§ **Problem statement**
Print every entry word for word, but omit the pictures.

§ **Given data**
══════

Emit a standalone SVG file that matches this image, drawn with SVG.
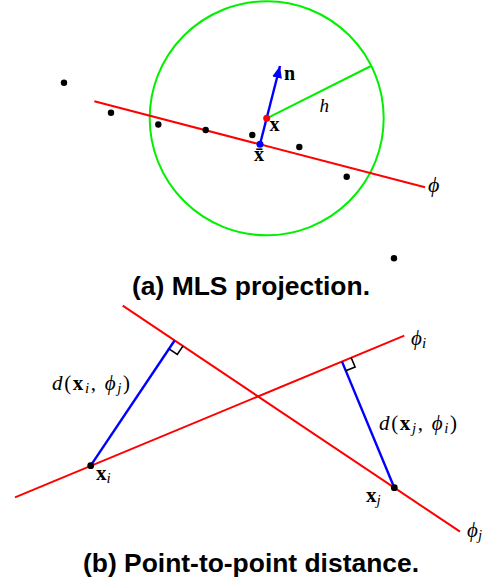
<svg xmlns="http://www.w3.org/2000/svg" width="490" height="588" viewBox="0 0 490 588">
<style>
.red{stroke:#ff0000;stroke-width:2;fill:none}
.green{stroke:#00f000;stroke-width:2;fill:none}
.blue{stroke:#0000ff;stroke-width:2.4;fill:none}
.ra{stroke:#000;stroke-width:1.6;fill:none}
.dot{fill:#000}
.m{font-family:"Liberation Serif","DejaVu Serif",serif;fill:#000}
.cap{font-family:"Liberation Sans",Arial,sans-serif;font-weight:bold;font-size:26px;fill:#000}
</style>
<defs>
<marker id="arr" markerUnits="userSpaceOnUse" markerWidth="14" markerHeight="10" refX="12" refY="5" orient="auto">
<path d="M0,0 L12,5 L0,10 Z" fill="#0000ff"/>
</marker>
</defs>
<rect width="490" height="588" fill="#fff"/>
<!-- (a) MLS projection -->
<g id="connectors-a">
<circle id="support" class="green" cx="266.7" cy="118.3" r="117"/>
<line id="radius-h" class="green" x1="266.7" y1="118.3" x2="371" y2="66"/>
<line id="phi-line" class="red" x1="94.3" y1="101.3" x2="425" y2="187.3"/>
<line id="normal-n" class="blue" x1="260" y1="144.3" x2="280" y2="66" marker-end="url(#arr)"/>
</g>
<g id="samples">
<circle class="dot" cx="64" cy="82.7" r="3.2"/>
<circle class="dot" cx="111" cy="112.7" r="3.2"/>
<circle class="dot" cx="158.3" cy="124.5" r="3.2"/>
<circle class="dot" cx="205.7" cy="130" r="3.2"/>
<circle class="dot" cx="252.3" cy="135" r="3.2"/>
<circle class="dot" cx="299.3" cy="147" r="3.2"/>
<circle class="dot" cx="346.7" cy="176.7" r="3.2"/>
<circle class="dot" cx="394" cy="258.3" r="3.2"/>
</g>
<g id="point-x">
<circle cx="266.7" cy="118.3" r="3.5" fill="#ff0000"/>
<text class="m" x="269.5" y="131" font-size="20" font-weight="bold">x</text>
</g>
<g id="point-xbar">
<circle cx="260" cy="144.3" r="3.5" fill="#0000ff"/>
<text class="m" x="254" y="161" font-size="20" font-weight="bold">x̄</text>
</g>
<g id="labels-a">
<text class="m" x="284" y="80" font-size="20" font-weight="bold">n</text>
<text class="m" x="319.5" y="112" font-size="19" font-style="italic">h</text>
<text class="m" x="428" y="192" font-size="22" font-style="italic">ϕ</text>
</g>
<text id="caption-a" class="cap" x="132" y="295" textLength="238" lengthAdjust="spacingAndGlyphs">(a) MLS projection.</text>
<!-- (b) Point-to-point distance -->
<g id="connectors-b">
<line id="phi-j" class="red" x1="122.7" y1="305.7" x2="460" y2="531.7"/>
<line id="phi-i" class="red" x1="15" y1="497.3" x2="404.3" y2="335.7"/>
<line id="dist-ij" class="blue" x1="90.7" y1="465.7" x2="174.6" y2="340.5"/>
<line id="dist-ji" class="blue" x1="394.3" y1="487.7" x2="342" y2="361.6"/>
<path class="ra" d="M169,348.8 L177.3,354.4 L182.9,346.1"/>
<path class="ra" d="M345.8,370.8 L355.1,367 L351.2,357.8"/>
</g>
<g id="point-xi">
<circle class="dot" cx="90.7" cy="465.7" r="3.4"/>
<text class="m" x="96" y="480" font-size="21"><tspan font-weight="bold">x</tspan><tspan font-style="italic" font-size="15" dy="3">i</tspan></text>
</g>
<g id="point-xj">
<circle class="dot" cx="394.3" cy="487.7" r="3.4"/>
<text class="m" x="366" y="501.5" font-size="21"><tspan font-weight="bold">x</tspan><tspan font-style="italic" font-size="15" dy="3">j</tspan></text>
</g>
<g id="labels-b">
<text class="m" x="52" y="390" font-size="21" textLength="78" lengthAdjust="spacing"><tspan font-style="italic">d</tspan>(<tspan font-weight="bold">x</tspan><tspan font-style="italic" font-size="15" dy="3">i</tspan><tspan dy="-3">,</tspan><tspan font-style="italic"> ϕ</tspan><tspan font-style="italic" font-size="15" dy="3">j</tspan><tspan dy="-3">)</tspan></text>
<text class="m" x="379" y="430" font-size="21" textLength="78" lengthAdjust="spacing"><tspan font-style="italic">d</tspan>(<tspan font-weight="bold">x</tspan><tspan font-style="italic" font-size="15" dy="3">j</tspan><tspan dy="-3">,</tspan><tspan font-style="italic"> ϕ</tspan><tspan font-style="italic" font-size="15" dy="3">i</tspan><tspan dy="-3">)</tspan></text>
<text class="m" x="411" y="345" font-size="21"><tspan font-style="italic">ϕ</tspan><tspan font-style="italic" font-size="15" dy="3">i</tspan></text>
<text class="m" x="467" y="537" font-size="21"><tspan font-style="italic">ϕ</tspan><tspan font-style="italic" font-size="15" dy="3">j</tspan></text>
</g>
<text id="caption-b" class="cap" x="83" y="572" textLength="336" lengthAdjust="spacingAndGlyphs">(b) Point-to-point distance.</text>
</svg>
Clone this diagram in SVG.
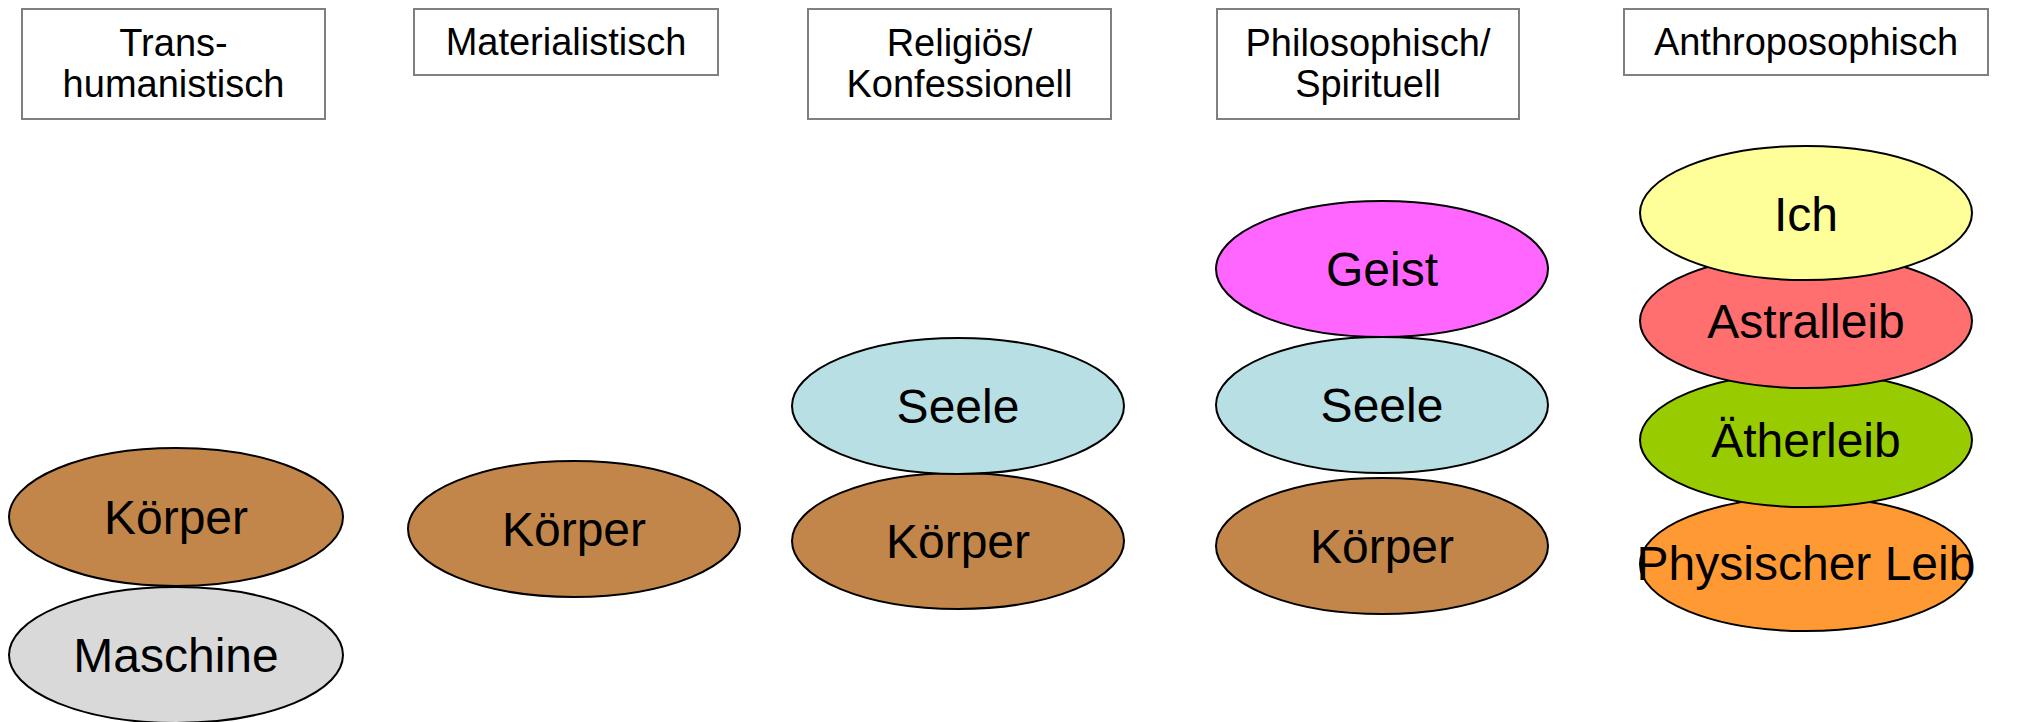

══════

§ **Response for this exercise**
Emit a standalone SVG file that matches this image, drawn with SVG.
<svg xmlns="http://www.w3.org/2000/svg" width="490" height="588" viewBox="0 0 490 588">
<style>
.red{stroke:#ff0000;stroke-width:2;fill:none}
.green{stroke:#00f000;stroke-width:2;fill:none}
.blue{stroke:#0000ff;stroke-width:2.4;fill:none}
.ra{stroke:#000;stroke-width:1.6;fill:none}
.dot{fill:#000}
.m{font-family:"Liberation Serif","DejaVu Serif",serif;fill:#000}
.cap{font-family:"Liberation Sans",Arial,sans-serif;font-weight:bold;font-size:26px;fill:#000}
</style>
<defs>
<marker id="arr" markerUnits="userSpaceOnUse" markerWidth="14" markerHeight="10" refX="12" refY="5" orient="auto">
<path d="M0,0 L12,5 L0,10 Z" fill="#0000ff"/>
</marker>
</defs>
<rect width="490" height="588" fill="#fff"/>
<!-- (a) MLS projection -->
<g id="connectors-a">
<circle id="support" class="green" cx="266.7" cy="118.3" r="117"/>
<line id="radius-h" class="green" x1="266.7" y1="118.3" x2="371" y2="66"/>
<line id="phi-line" class="red" x1="94.3" y1="101.3" x2="425" y2="187.3"/>
<line id="normal-n" class="blue" x1="260" y1="144.3" x2="280" y2="66" marker-end="url(#arr)"/>
</g>
<g id="samples">
<circle class="dot" cx="64" cy="82.7" r="3.2"/>
<circle class="dot" cx="111" cy="112.7" r="3.2"/>
<circle class="dot" cx="158.3" cy="124.5" r="3.2"/>
<circle class="dot" cx="205.7" cy="130" r="3.2"/>
<circle class="dot" cx="252.3" cy="135" r="3.2"/>
<circle class="dot" cx="299.3" cy="147" r="3.2"/>
<circle class="dot" cx="346.7" cy="176.7" r="3.2"/>
<circle class="dot" cx="394" cy="258.3" r="3.2"/>
</g>
<g id="point-x">
<circle cx="266.7" cy="118.3" r="3.5" fill="#ff0000"/>
<text class="m" x="269.5" y="131" font-size="20" font-weight="bold">x</text>
</g>
<g id="point-xbar">
<circle cx="260" cy="144.3" r="3.5" fill="#0000ff"/>
<text class="m" x="254" y="161" font-size="20" font-weight="bold">x̄</text>
</g>
<g id="labels-a">
<text class="m" x="284" y="80" font-size="20" font-weight="bold">n</text>
<text class="m" x="319.5" y="112" font-size="19" font-style="italic">h</text>
<text class="m" x="428" y="192" font-size="22" font-style="italic">ϕ</text>
</g>
<text id="caption-a" class="cap" x="132" y="295" textLength="238" lengthAdjust="spacingAndGlyphs">(a) MLS projection.</text>
<!-- (b) Point-to-point distance -->
<g id="connectors-b">
<line id="phi-j" class="red" x1="122.7" y1="305.7" x2="460" y2="531.7"/>
<line id="phi-i" class="red" x1="15" y1="497.3" x2="404.3" y2="335.7"/>
<line id="dist-ij" class="blue" x1="90.7" y1="465.7" x2="174.6" y2="340.5"/>
<line id="dist-ji" class="blue" x1="394.3" y1="487.7" x2="342" y2="361.6"/>
<path class="ra" d="M169,348.8 L177.3,354.4 L182.9,346.1"/>
<path class="ra" d="M345.8,370.8 L355.1,367 L351.2,357.8"/>
</g>
<g id="point-xi">
<circle class="dot" cx="90.7" cy="465.7" r="3.4"/>
<text class="m" x="96" y="480" font-size="21"><tspan font-weight="bold">x</tspan><tspan font-style="italic" font-size="15" dy="3">i</tspan></text>
</g>
<g id="point-xj">
<circle class="dot" cx="394.3" cy="487.7" r="3.4"/>
<text class="m" x="366" y="501.5" font-size="21"><tspan font-weight="bold">x</tspan><tspan font-style="italic" font-size="15" dy="3">j</tspan></text>
</g>
<g id="labels-b">
<text class="m" x="52" y="390" font-size="21" textLength="78" lengthAdjust="spacing"><tspan font-style="italic">d</tspan>(<tspan font-weight="bold">x</tspan><tspan font-style="italic" font-size="15" dy="3">i</tspan><tspan dy="-3">,</tspan><tspan font-style="italic"> ϕ</tspan><tspan font-style="italic" font-size="15" dy="3">j</tspan><tspan dy="-3">)</tspan></text>
<text class="m" x="379" y="430" font-size="21" textLength="78" lengthAdjust="spacing"><tspan font-style="italic">d</tspan>(<tspan font-weight="bold">x</tspan><tspan font-style="italic" font-size="15" dy="3">j</tspan><tspan dy="-3">,</tspan><tspan font-style="italic"> ϕ</tspan><tspan font-style="italic" font-size="15" dy="3">i</tspan><tspan dy="-3">)</tspan></text>
<text class="m" x="411" y="345" font-size="21"><tspan font-style="italic">ϕ</tspan><tspan font-style="italic" font-size="15" dy="3">i</tspan></text>
<text class="m" x="467" y="537" font-size="21"><tspan font-style="italic">ϕ</tspan><tspan font-style="italic" font-size="15" dy="3">j</tspan></text>
</g>
<text id="caption-b" class="cap" x="83" y="572" textLength="336" lengthAdjust="spacingAndGlyphs">(b) Point-to-point distance.</text>
</svg>
Clone this diagram in SVG.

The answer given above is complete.